%%

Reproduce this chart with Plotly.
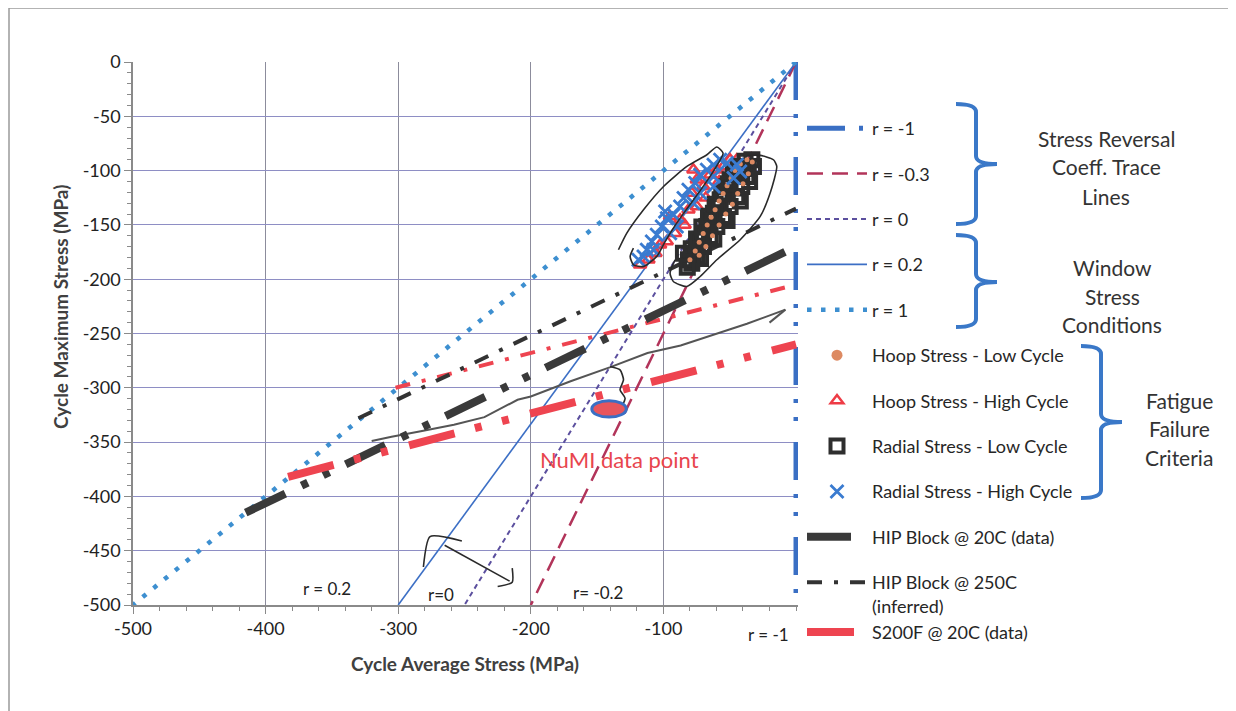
import plotly.graph_objects as go

# ---------------- data ----------------
r_labels = ["r = -1", "r = -0.3", "r = 0", "r = 0.2", "r = 1"]
r_end_avg = [0, -200, -250, -300, -500]      # cycle average stress where each trace line meets -500
r_end_max = [-500, -500, -500, -500, -500]

hoop_low_x = [-80, -76, -73, -70, -67, -64, -61, -58, -55, -52, -49, -46, -42, -37, -33, -36, -40, -44, -48, -53, -58, -63, -68, -73]
hoop_low_y = [-182, -174, -166, -158, -150, -143, -136, -128, -121, -114, -107, -100, -94, -90, -92, -103, -112, -121, -131, -140, -150, -160, -170, -178]

hoop_high_x = [-117.6, -111.3, -102.5, -97.5, -91.2, -95.0, -87.4, -81.1, -74.8, -78.6, -74.8, -69.8, -64.8, -59.7, -54.7, -49.7, -44.7, -77.4, -106, -84, -68, -58]
hoop_high_y = [-186.7, -182.1, -168.3, -165.3, -157.6, -142.2, -145.3, -136.1, -133.0, -120.7, -108.4, -114.6, -103.8, -99.2, -96.2, -90.0, -90.0, -99.2, -176, -150, -125, -110]

radial_low_x = [-81.1, -77.4, -74.8, -72.3, -69.8, -67.3, -64.8, -62.3, -59.7, -57.2, -54.7, -52.2, -49.7, -47.2, -43.4, -38.4, -33.3,
                -32.1, -37.1, -40.9, -44.7, -49.7, -54.7, -59.7, -64.8, -69.8, -74.8, -84.9, -78.6,
                -79, -75, -71, -66, -61, -56, -51, -46, -41, -36, -35, -42, -52, -62, -72, -82]
radial_low_y = [-182.1, -176.0, -169.9, -163.7, -157.6, -151.4, -145.3, -139.2, -133.0, -126.9, -120.7, -114.6, -108.4, -102.3, -96.2, -91.5, -90.0,
                -96.2, -105.4, -114.6, -123.8, -133.0, -142.2, -151.4, -160.6, -169.9, -179.1, -176.0, -185.2,
                -172, -163, -152, -142, -131, -121, -112, -104, -99, -97, -110, -128, -146, -163, -181, -189]

radial_high_x = [-118.8, -115.0, -112.5, -108.7, -105.0, -101.2, -97.4, -98.7, -92.4, -87.4, -84.8, -81.1, -76.0, -72.3, -67.2, -62.2, -57.2, -52.1, -44.6, -42.1, -47.1, -62.2, -77.3, -72.3, -62.2, -89.9, -94.9, -107.5]
radial_high_y = [-182.1, -179.1, -172.9, -165.3, -159.1, -151.4, -143.8, -137.6, -140.7, -133.0, -125.3, -117.7, -111.5, -103.8, -99.2, -94.6, -90.0, -93.1, -94.6, -100.8, -106.9, -114.6, -130.0, -120.7, -105.4, -151.4, -157.6, -172.9]

hip20_x = [-415, 0]
hip20_y = [-415, -170]
hip250_x = [-330, 0]
hip250_y = [-328, -135]
s200f20_x = [-383, 0]
s200f20_y = [-382, -260]
s200f250_x = [-302, 0]
s200f250_y = [-300, -205]

# hand-drawn marks on the scanned chart
gray_x = [-320, -305, -283, -258, -235, -210, -200, -170, -140, -112, -87, -62, -37, -8, None, -8, -20]
gray_y = [-349, -345, -340, -334, -327, -311, -308, -294, -281, -268, -261, -251, -241, -228, None, -228, -240]
loop1_x = [-133.9, -127.6, -115.0, -99.9, -82.3, -67.2, -59.7, -55, -62, -72, -84, -92, -99, -105, -115, -122.6, -125.1, -122.6]
loop1_y = [-172.9, -157.6, -136.1, -114.6, -96.2, -85.4, -78.3, -84, -100, -118, -138, -152, -166, -179, -188.3, -186.7, -179.1, -171.4]
loop2_x = [-37, -27, -17, -14.5, -19.5, -27, -42.1, -59.7, -72.3, -82.4, -92.5, -95, -91.2]
loop2_y = [-86, -86, -90, -96.2, -120.7, -142.2, -163.7, -182.1, -197.5, -206.7, -202.1, -194.4, -182.1]
arrow_x = [-281, -276, -252, None, -265, -216, None, -214, -214, -225]
arrow_y = [-465, -437, -441, None, -445, -478, None, -466, -479, -483]
squiggle_x = [-140.2, -132.7, -130.1, -132.7, -128.9, -131.4]
squiggle_y = [-280.4, -283.5, -292.7, -301.9, -309.6, -317.3]

x_ticks = [-500, -400, -300, -200, -100]
y_ticks = [0, -50, -100, -150, -200, -250, -300, -350, -400, -450, -500]

# ---------------- figure ----------------
FONT = "Lato"
# page pixel positions of the plot area (page has an 8px body margin)
L_PX, R_PX, T_PX, B_PX = 133.0, 798.0, 62.0, 605.0


def pp(px, py):
    return ((px - L_PX) / (R_PX - L_PX), (B_PX - py) / (B_PX - T_PX))


fig = go.Figure()

r_styles = [
    dict(color="#3a6fc4", width=5, dash="38px,14px,4px,14px,4px,21px"),
    dict(color="#b2345a", width=2.5, dash="16px,9px"),
    dict(color="#5b4f9e", width=2, dash="5px,4px"),
    dict(color="#3c6fc5", width=1.6, dash="solid"),
    dict(color="#3d8fd0", width=4.5, dash="4.5px,9.5px"),
]
for i, lab in enumerate(r_labels):
    fig.add_trace(go.Scatter(
        x=[0, r_end_avg[i]], y=[0, r_end_max[i]], mode="lines", name=lab,
        line=r_styles[i], legendgroup=f"g{i}", legendrank=i + 1,
    ))

fig.add_trace(go.Scatter(x=s200f250_x, y=s200f250_y, mode="lines", showlegend=False,
                         line=dict(color="#ee4450", width=4, dash="15px,12px,4px,12px"), hoverinfo="skip"))
fig.add_trace(go.Scatter(x=hip250_x, y=hip250_y, mode="lines", name="HIP Block @ 250C<br>(inferred)",
                         line=dict(color="#333333", width=4, dash="15px,12px,4px,12px"),
                         legendgroup="g10", legendrank=11))
fig.add_trace(go.Scatter(x=gray_x, y=gray_y, mode="lines", showlegend=False,
                         line=dict(color="#555555", width=2), hoverinfo="skip"))
fig.add_trace(go.Scatter(x=hip20_x, y=hip20_y, mode="lines", name="HIP Block @ 20C (data)",
                         line=dict(color="#3a3a3a", width=8, dash="44px,18px,7px,17px,7px,18px"),
                         legendgroup="g9", legendrank=10))
fig.add_trace(go.Scatter(x=s200f20_x, y=s200f20_y, mode="lines", name="S200F @ 20C (data)",
                         line=dict(color="#ee4450", width=8, dash="47px,21px,7px,21px,7px,22px"),
                         legendgroup="g10", legendrank=12))

# legend entry for the hoop low-cycle points (the visible points are drawn later, on top of the squares)
fig.add_trace(go.Scatter(x=[None], y=[None], mode="markers", name="Hoop Stress - Low Cycle",
                         marker=dict(symbol="circle", size=11, color="#dd8a62"),
                         legendgroup="g5", legendrank=6))
fig.add_trace(go.Scatter(x=hoop_high_x, y=hoop_high_y, mode="markers", name="Hoop Stress - High Cycle",
                         marker=dict(symbol="triangle-up-open", size=11, color="#ee3b45", line=dict(width=2.5)),
                         legendgroup="g6", legendrank=7))
fig.add_trace(go.Scatter(x=radial_low_x, y=radial_low_y, mode="markers", name="Radial Stress - Low Cycle",
                         marker=dict(symbol="square-open", size=13, color="#2e2e2e", line=dict(width=4)),
                         legendgroup="g7", legendrank=8))
fig.add_trace(go.Scatter(x=hoop_low_x, y=hoop_low_y, mode="markers", showlegend=False,
                         marker=dict(symbol="circle", size=5, color="#dd8a62"),
                         legendgroup="g5", hoverinfo="x+y"))
fig.add_trace(go.Scatter(x=radial_high_x, y=radial_high_y, mode="markers", name="Radial Stress - High Cycle",
                         marker=dict(symbol="x-thin", size=13, color="#3a7bd0",
                                     line=dict(width=2.8, color="#3a7bd0")),
                         legendgroup="g8", legendrank=9))

for hx, hy in [(loop1_x, loop1_y), (loop2_x, loop2_y), (arrow_x, arrow_y), (squiggle_x, squiggle_y)]:
    fig.add_trace(go.Scatter(x=hx, y=hy, mode="lines", showlegend=False, hoverinfo="skip",
                             line=dict(color="#2a2a2a", width=1.6, shape="spline", smoothing=0.6)))

shapes = []
# NuMI data point ellipse
shapes.append(dict(type="circle", xref="x", yref="y", x0=-154, x1=-128, y0=-327, y1=-312,
                   fillcolor="#e8555c", line=dict(color="#3a6fc4", width=3)))


def brace(x0, xs, xn, ytop, ymid, ybot, r=8):
    pts = [(x0, ytop), (xs, ytop), (xs, ytop + r), (xs, ymid - r), (xs, ymid), (xn, ymid),
           (xs, ymid), (xs, ymid + r), (xs, ybot - r), (xs, ybot), (x0, ybot)]
    P = [pp(a, b) for a, b in pts]
    s = f"M{P[0][0]},{P[0][1]} Q{P[1][0]},{P[1][1]} {P[2][0]},{P[2][1]} L{P[3][0]},{P[3][1]} " \
        f"Q{P[4][0]},{P[4][1]} {P[5][0]},{P[5][1]} Q{P[6][0]},{P[6][1]} {P[7][0]},{P[7][1]} " \
        f"L{P[8][0]},{P[8][1]} Q{P[9][0]},{P[9][1]} {P[10][0]},{P[10][1]}"
    return dict(type="path", xref="paper", yref="paper", path=s, line=dict(color="#3a78c8", width=4))


shapes.append(brace(956, 976, 997, 104, 164, 224))
shapes.append(brace(956, 976, 997, 235, 282, 327))
shapes.append(brace(1081, 1101, 1122, 346, 422, 498))

# page frame of the scan
fx0, fy0 = pp(9, 8)
fx1, fy1 = pp(1300, 760)
shapes.append(dict(type="rect", xref="paper", yref="paper", x0=fx0, y0=fy1, x1=fx1, y1=fy0,
                   line=dict(color="#9a9a9a", width=1.5), layer="below"))

annotations = []


def txt(text, px, py, size=18, color="#333333", **kw):
    x, y = pp(px, py)
    annotations.append(dict(text=text, x=x, y=y, xref="paper", yref="paper", showarrow=False,
                            xanchor="center", yanchor="middle",
                            font=dict(family=FONT, size=size, color=color), **kw))


for t, py in [("Stress Reversal", 138), ("Coeff. Trace", 167), ("Lines", 196)]:
    txt(t, 1106, py, size=21)
for t, py in [("Window", 267), ("Stress", 296), ("Conditions", 324)]:
    txt(t, 1112, py, size=21)
for t, py in [("Fatigue", 400), ("Failure", 428), ("Criteria", 457)]:
    txt(t, 1179, py, size=21)
txt("r = 0.2", 327, 588, size=17, color="#222222")
txt("r=0", 441, 594, size=17, color="#222222")
txt("r= -0.2", 598, 592, size=17, color="#222222")
txt("r = -1", 768, 634, size=17, color="#222222")
txt("NuMI data point", 619, 459, size=22, color="#e8454d")
txt("<b>Cycle Average Stress (MPa)</b>", 465, 663, size=19, color="#404040")
txt("<b>Cycle Maximum Stress (MPa)</b>", 60, 307, size=19, color="#404040", textangle=-90)

lx, ly = pp(802, 110)
fig.update_layout(
    width=1228, height=703,
    margin=dict(l=125, r=438, t=54, b=106),
    paper_bgcolor="white", plot_bgcolor="white",
    font=dict(family=FONT, color="#222222"),
    showlegend=True,
    legend=dict(x=lx, y=ly, xanchor="left", yanchor="top", tracegroupgap=19,
                traceorder="grouped", valign="top", itemwidth=60,
                font=dict(family=FONT, size=18, color="#262626"), bgcolor="rgba(0,0,0,0)"),
    shapes=shapes, annotations=annotations,
    xaxis=dict(range=[-500, 1.5], tickvals=x_ticks, ticktext=[str(v) for v in x_ticks],
               showgrid=True, gridcolor="#8c8c9c", gridwidth=1.2,
               zeroline=False, showline=True, linecolor="#8a8a8a", linewidth=1.5,
               ticks="outside", ticklen=7, tickcolor="#8a8a8a",
               minor=dict(dtick=20, ticks="outside", ticklen=4, tickcolor="#8a8a8a", showgrid=False),
               tickfont=dict(family=FONT, size=18, color="#222222")),
    yaxis=dict(range=[-500, 0], tickvals=y_ticks, ticktext=[str(v) for v in y_ticks],
               showgrid=True, gridcolor="#8e8ec4", gridwidth=1.2,
               zeroline=False, showline=True, linecolor="#8a8a8a", linewidth=1.5,
               ticks="outside", ticklen=7, tickcolor="#8a8a8a",
               minor=dict(dtick=10, ticks="outside", ticklen=4, tickcolor="#8a8a8a", showgrid=False),
               tickfont=dict(family=FONT, size=18, color="#222222")),
)

fig.write_html("out.html")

%%

**TASK REQUIREMENTS:** Repeat the lines of the listing above verbatim, beginning at its first line and ending at the line containing "import plotly.graph_objects as go", which is included. Omit pictures.

**FULL SOLUTION:**
Reproduce this chart with Plotly.
import plotly.graph_objects as go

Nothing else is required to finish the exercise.